Greater than 90 percent of the heat that reaches the earth's surface goes into the oceans.

Over the last decade, more than 30 percent of that heat has reached below the 700 meter depth in the oceans, which is traceable to changes in surface winds mainly over the Pacific Ocean, which has been associated with a switch to the negative phase of the Pacific Decadal Oscillation (PDO) in 1999.

Surface warming was much more evident during the positive phase of the PDO during the 1976-1998 period as less heat was absorbed by the deeper part of the oceans.

A new research paper shows that natural variability modulates the rate of surface temperature change, while sea level continues a steady increase.

There is no pause in global warming, it is just manifested in different ways, according to Kevin Trenberth who is a co-author of the study.

According to the study, the biggest fluctuations in global mean surface temperature have been identified with El Nino Southern Oscillation (ENSO).

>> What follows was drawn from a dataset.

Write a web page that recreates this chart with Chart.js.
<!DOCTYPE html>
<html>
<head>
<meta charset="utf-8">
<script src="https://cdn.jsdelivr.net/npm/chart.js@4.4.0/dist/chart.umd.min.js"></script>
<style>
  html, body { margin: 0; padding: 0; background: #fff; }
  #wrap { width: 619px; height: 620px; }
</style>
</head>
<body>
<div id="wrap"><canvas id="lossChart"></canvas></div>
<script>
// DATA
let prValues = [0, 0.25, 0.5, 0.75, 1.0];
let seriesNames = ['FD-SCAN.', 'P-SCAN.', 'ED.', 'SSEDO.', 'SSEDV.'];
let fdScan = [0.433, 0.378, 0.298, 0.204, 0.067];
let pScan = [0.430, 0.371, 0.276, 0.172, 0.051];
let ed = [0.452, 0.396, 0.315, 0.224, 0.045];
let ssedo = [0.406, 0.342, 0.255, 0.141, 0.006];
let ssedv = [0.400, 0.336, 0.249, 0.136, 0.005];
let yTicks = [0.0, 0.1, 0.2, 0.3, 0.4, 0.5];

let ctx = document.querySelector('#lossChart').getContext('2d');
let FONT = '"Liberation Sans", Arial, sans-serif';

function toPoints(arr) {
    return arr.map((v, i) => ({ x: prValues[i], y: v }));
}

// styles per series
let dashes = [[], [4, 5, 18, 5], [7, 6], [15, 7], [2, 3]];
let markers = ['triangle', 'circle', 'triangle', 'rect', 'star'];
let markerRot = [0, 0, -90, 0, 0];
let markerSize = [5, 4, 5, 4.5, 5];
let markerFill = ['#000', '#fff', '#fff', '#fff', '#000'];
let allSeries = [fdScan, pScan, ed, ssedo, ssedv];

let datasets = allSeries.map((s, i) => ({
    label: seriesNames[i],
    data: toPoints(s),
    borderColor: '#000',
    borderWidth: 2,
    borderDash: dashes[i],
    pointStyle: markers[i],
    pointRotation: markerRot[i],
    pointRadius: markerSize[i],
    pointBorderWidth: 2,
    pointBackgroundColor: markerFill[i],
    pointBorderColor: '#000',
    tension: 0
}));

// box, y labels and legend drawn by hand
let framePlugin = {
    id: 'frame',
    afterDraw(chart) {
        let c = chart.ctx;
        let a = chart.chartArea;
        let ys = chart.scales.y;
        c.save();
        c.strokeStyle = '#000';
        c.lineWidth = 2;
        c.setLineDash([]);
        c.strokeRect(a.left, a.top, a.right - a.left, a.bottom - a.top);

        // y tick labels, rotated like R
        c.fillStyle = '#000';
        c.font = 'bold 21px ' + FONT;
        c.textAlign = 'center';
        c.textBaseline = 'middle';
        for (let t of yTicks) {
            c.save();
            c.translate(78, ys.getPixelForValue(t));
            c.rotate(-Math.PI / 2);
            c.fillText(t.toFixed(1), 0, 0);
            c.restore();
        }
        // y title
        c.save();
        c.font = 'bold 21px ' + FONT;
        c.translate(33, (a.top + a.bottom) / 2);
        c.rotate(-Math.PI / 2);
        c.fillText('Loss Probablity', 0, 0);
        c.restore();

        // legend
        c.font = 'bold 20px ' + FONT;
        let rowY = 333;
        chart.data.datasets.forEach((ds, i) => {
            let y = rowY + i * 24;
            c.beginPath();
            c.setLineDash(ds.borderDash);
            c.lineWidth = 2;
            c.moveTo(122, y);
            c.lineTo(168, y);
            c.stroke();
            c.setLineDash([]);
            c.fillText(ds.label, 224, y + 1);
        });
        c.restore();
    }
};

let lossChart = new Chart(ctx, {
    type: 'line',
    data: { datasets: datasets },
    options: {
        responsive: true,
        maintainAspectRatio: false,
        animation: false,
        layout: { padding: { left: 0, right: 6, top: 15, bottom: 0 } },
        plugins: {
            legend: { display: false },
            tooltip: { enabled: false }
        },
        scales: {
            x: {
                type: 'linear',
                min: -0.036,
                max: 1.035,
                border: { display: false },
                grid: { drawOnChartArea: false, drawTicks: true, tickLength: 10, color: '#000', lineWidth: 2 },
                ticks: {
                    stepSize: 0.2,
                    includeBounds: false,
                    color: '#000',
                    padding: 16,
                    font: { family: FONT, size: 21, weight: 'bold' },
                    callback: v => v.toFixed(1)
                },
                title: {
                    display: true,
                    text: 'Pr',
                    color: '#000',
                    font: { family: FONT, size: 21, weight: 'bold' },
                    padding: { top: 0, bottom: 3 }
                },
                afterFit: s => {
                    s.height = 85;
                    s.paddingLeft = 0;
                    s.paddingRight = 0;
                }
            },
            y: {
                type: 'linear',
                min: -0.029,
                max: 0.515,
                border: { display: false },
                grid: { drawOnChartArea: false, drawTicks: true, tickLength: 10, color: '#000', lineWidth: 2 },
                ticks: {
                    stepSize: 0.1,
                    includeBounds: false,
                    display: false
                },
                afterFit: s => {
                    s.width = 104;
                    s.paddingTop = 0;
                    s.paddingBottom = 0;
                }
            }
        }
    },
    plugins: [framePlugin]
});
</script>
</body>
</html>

The major El Nino event back in 1997-98 was likely a trigger for the change in the PDO, as it led to a large loss of heat in the deep Pacific.

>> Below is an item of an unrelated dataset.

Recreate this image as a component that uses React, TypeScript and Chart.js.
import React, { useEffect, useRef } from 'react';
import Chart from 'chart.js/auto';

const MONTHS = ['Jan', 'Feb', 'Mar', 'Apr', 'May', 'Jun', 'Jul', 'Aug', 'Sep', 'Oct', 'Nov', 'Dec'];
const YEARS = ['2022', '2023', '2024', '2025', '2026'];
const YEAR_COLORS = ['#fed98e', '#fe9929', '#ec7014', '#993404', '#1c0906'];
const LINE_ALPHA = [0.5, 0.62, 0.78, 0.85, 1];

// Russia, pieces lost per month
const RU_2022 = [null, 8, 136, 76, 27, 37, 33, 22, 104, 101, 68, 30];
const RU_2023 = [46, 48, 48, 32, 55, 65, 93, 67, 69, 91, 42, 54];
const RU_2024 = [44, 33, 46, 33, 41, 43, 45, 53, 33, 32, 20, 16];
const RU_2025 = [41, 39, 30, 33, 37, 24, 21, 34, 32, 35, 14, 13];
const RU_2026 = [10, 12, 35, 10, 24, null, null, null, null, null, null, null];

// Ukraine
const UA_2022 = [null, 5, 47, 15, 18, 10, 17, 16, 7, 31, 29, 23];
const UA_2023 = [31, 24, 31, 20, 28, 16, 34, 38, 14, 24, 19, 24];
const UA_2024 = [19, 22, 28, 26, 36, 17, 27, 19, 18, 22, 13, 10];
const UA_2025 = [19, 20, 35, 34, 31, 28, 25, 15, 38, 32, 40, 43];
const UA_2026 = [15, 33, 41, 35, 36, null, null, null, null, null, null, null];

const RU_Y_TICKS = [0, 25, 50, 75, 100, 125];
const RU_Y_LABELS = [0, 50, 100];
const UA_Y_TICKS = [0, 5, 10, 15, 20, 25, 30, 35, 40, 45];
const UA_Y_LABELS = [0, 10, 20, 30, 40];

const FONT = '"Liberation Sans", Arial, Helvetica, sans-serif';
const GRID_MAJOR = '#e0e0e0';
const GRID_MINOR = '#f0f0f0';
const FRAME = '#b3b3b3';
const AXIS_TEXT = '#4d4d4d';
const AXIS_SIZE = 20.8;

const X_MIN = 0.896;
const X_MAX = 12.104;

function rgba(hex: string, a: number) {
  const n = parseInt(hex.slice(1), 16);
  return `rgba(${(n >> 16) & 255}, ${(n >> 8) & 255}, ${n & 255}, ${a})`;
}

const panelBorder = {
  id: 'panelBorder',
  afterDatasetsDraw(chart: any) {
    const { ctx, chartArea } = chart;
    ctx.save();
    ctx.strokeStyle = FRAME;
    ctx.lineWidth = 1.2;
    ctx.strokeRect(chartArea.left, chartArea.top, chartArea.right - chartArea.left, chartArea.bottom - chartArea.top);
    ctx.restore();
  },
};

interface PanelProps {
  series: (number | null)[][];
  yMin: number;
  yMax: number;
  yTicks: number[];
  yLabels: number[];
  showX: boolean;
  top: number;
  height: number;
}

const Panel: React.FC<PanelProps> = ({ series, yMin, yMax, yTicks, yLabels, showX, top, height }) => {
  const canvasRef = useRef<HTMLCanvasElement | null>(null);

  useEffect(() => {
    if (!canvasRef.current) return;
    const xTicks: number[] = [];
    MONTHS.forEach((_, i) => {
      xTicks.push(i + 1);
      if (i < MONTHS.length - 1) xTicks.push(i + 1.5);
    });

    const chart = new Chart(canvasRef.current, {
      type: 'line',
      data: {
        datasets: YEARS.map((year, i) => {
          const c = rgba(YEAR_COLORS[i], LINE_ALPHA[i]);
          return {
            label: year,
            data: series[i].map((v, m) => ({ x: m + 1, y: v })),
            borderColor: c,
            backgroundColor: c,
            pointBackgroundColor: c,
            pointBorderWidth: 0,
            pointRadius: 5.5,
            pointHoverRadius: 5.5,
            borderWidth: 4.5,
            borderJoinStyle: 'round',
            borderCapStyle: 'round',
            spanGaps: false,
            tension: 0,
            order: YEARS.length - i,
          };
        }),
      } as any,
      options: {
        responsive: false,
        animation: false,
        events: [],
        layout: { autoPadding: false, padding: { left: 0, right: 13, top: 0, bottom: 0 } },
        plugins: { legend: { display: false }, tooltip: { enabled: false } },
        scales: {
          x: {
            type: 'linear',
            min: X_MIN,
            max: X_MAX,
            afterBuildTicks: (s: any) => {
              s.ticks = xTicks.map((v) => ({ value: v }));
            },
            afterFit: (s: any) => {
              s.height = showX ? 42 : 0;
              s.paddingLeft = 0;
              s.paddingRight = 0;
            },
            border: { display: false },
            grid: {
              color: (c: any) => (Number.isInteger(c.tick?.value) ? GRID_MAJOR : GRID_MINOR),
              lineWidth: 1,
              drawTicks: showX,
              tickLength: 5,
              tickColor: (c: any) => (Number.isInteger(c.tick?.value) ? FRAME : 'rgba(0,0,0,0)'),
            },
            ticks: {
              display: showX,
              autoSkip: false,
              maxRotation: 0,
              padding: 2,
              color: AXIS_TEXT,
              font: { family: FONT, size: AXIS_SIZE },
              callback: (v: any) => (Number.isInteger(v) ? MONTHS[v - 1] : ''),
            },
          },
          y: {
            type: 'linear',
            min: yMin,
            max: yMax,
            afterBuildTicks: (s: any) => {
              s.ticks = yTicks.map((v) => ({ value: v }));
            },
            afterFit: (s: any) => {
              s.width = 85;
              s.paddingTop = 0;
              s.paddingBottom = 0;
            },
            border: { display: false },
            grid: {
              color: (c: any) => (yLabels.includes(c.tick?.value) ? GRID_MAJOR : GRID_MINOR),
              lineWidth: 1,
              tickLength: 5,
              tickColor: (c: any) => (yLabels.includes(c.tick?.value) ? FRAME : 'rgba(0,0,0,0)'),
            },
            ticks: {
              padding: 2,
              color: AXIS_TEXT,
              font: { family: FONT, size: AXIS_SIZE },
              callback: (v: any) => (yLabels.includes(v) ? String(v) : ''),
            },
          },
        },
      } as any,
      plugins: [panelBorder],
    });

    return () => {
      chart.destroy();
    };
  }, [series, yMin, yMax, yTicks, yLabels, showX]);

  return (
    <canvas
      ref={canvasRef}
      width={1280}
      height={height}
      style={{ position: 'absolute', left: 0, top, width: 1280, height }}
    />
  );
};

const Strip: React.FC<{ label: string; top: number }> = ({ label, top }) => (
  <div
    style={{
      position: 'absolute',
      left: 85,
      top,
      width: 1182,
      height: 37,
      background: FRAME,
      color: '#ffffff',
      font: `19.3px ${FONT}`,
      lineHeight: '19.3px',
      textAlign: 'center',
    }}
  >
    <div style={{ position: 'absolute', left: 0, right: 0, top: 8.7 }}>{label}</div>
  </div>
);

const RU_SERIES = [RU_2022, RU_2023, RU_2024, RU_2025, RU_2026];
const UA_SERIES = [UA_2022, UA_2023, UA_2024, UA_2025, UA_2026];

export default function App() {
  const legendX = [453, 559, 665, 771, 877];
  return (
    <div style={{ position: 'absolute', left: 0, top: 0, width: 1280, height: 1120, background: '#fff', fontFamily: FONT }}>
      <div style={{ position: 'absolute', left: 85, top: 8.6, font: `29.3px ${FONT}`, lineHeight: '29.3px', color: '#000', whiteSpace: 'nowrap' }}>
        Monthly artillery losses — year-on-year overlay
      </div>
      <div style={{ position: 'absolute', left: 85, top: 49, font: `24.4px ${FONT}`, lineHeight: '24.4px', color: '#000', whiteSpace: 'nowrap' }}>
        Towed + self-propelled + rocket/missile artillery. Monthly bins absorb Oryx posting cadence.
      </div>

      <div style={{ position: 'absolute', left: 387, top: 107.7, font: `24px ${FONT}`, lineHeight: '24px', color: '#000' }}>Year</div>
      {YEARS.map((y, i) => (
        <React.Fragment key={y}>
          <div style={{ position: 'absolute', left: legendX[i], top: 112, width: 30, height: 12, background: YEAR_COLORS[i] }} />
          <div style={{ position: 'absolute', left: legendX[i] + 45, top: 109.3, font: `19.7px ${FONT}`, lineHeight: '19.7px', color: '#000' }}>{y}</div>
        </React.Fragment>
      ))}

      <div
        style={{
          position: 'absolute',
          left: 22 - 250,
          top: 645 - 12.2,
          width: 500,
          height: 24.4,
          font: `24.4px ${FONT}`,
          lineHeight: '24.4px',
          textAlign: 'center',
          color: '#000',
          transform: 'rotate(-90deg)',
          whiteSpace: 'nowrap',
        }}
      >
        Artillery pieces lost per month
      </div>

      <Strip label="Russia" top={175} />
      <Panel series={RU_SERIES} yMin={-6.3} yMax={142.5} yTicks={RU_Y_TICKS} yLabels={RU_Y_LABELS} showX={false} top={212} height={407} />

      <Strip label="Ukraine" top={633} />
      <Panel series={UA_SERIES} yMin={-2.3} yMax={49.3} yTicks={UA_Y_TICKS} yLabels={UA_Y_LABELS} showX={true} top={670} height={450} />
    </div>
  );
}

The PDO can lock into one phase for as much as 25-30 years.

Key excerpts from the study titled "An apparent hiatus in global warming"

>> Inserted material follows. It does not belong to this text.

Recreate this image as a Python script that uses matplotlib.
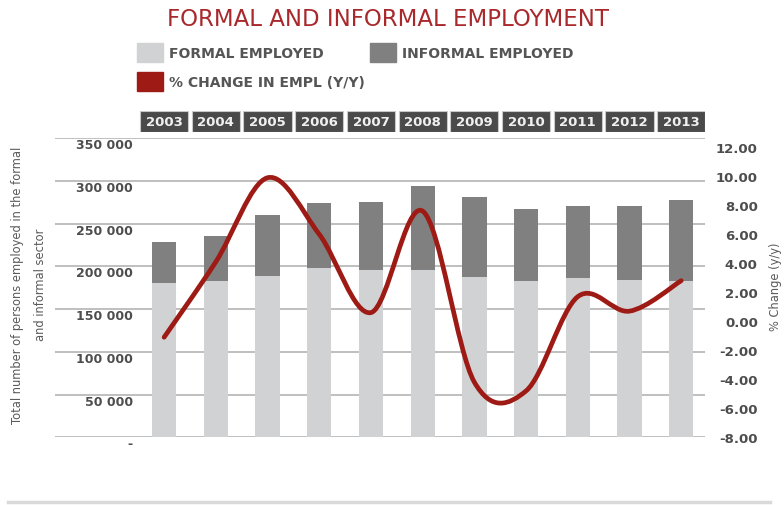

Deniers of climate change often cherry-pick points on time series and seize on the El Niño warm year of 1998 as the start of the hiatus in global mean temperature rise (Figure 6). This turns out, arguably, to have been the transition time from a positive to a negative phase of the PDO. The monthly time series (Figure 8) readily reveals the multidecadal regimes of the PDO (given by the black line) with positive phases from 1923 to 1942 and 1976 to 1998, and negative phases from 1943 to 1976 and after 1999. While naturally emphasizing the North Pacific, the pattern covers the entire Pacific with a somewhat ENSO-like pattern but one that is broader in the tropics [Chen et al., 2008]. If we now examine the hiatus period of 1999–2012 and compare it to the time when global warming really took off from 1976 to 1998 (Figure 9), the negative PDO pattern emerges very strongly throughout the Pacific although warming prevails in the Atlantic and Indian Oceans and on land. In other words, it is the central and eastern Pacific more than anywhere else that has not warmed in the past decade or so. In spite of some cold European winters, Europe does not standout in Figure 9 and instead is a warm region. The AMO is positive (Figure 7) and is revealed in Figure 9 to be part of a wider warming.

Variations in natural external forcings are not an explanation of the hiatus, but rather internal variations within the climate system are keys, according to the researchers.

The PDO is essentially a natural mode of variability, although there are questions about how it is affected by the warming climate, and so the plateau in warming is not because global warming has ceased. The evidence supports continued heating of the climate system as manifested by melting of Arctic sea ice and glaciers, as well as Greenland, but most of the heat is going into the oceans and increasingly into the deep ocean, and thus contributes to sea-level rise. The analysis in this article does not suggest that global warming has disappeared; on the contrary, it is very much alive but being manifested in somewhat different ways than a simple increase in global mean surface temperature.